▸ Request
Leaving out the pictures, transcribe all of the records faithfully.

Records with drawing code
━━━━━━━━━━
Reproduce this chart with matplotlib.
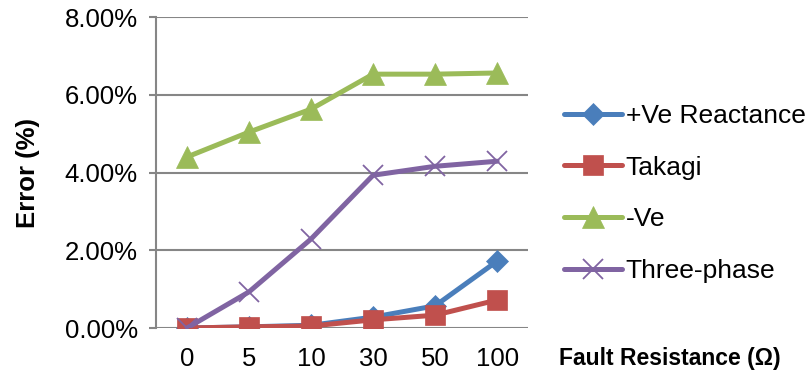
import matplotlib
matplotlib.use("Agg")
import matplotlib.pyplot as plt
from matplotlib.ticker import FuncFormatter

plt.rcParams['font.family'] = ['Liberation Sans', 'DejaVu Sans']

categories = ["0", "5", "10", "30", "50", "100"]
pos_ve_reactance = [0.00, 0.03, 0.07, 0.28, 0.57, 1.72]
takagi = [0.00, 0.03, 0.05, 0.21, 0.33, 0.72]
neg_ve = [4.40, 5.04, 5.63, 6.53, 6.53, 6.56]
three_phase = [0.00, 0.93, 2.29, 3.93, 4.16, 4.29]
y_ticks = [0, 2, 4, 6, 8]

series = [
    ("+Ve Reactance", pos_ve_reactance, "#4A7EBB", "D", 11),
    ("Takagi", takagi, "#C0504D", "s", 14),
    ("-Ve", neg_ve, "#9BBB59", "^", 16),
    ("Three-phase", three_phase, "#8064A2", "x", 15),
]

fig = plt.figure(figsize=(8.10, 3.83), dpi=100)
ax = fig.add_axes([0.1926, 0.1436, 0.4594, 0.8120])

x = list(range(len(categories)))
for name, vals, color, marker, ms in series:
    ax.plot(x, vals, color=color, lw=3.6, marker=marker, markersize=ms,
            markeredgewidth=1.3 if marker == "x" else 0.5,
            markeredgecolor=color, label=name, solid_capstyle="round",
            solid_joinstyle="round", zorder=3)

ax.set_xlim(-0.5, len(categories) - 0.5)
ax.set_ylim(0, 8)
ax.set_yticks(y_ticks)
ax.yaxis.set_major_formatter(FuncFormatter(lambda v, p: f"{v:.2f}%"))
ax.set_xticks(x)
ax.set_xticklabels(categories)

grid_color = "#868686"
ax.grid(axis="y", color=grid_color, lw=1.5, zorder=0)
for side in ("top", "right", "bottom"):
    ax.spines[side].set_visible(False)
ax.spines["left"].set_color(grid_color)
ax.spines["left"].set_linewidth(1.5)
ax.tick_params(axis="y", length=5, width=1.5, color=grid_color,
               labelsize=18.5, pad=8)
ax.tick_params(axis="x", length=0, labelsize=18.5, pad=14)

ax.set_ylabel("Error (%)", fontsize=18.5, fontweight="bold", labelpad=18)
fig.text(0.827, 0.065, "Fault Resistance (\u03a9)", fontsize=16.5,
         fontweight="bold", ha="center", va="center")

leg = fig.legend(loc="center left", bbox_to_anchor=(0.683, 0.495),
                 frameon=False, fontsize=19, handlelength=2.2,
                 handletextpad=0.15, labelspacing=1.05, borderaxespad=0)

fig.savefig("out.png", dpi=100)
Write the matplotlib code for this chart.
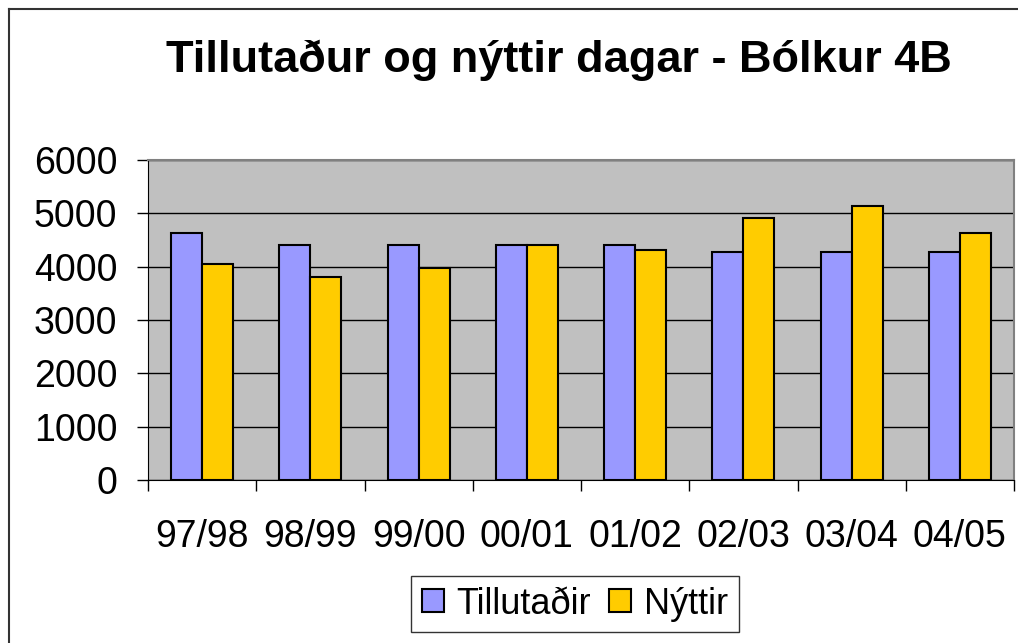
━━━━━━━━━━
▸ The result
Reproduce this chart with matplotlib.
import matplotlib
matplotlib.use("Agg")
import matplotlib.pyplot as plt
from matplotlib.ticker import FuncFormatter

plt.rcParams['font.family'] = ['Liberation Sans', 'DejaVu Sans']

categories = ["0", "5", "10", "30", "50", "100"]
pos_ve_reactance = [0.00, 0.03, 0.07, 0.28, 0.57, 1.72]
takagi = [0.00, 0.03, 0.05, 0.21, 0.33, 0.72]
neg_ve = [4.40, 5.04, 5.63, 6.53, 6.53, 6.56]
three_phase = [0.00, 0.93, 2.29, 3.93, 4.16, 4.29]
y_ticks = [0, 2, 4, 6, 8]

series = [
    ("+Ve Reactance", pos_ve_reactance, "#4A7EBB", "D", 11),
    ("Takagi", takagi, "#C0504D", "s", 14),
    ("-Ve", neg_ve, "#9BBB59", "^", 16),
    ("Three-phase", three_phase, "#8064A2", "x", 15),
]

fig = plt.figure(figsize=(8.10, 3.83), dpi=100)
ax = fig.add_axes([0.1926, 0.1436, 0.4594, 0.8120])

x = list(range(len(categories)))
for name, vals, color, marker, ms in series:
    ax.plot(x, vals, color=color, lw=3.6, marker=marker, markersize=ms,
            markeredgewidth=1.3 if marker == "x" else 0.5,
            markeredgecolor=color, label=name, solid_capstyle="round",
            solid_joinstyle="round", zorder=3)

ax.set_xlim(-0.5, len(categories) - 0.5)
ax.set_ylim(0, 8)
ax.set_yticks(y_ticks)
ax.yaxis.set_major_formatter(FuncFormatter(lambda v, p: f"{v:.2f}%"))
ax.set_xticks(x)
ax.set_xticklabels(categories)

grid_color = "#868686"
ax.grid(axis="y", color=grid_color, lw=1.5, zorder=0)
for side in ("top", "right", "bottom"):
    ax.spines[side].set_visible(False)
ax.spines["left"].set_color(grid_color)
ax.spines["left"].set_linewidth(1.5)
ax.tick_params(axis="y", length=5, width=1.5, color=grid_color,
               labelsize=18.5, pad=8)
ax.tick_params(axis="x", length=0, labelsize=18.5, pad=14)

ax.set_ylabel("Error (%)", fontsize=18.5, fontweight="bold", labelpad=18)
fig.text(0.827, 0.065, "Fault Resistance (\u03a9)", fontsize=16.5,
         fontweight="bold", ha="center", va="center")

leg = fig.legend(loc="center left", bbox_to_anchor=(0.683, 0.495),
                 frameon=False, fontsize=19, handlelength=2.2,
                 handletextpad=0.15, labelspacing=1.05, borderaxespad=0)

fig.savefig("out.png", dpi=100)
Write the matplotlib code for this chart.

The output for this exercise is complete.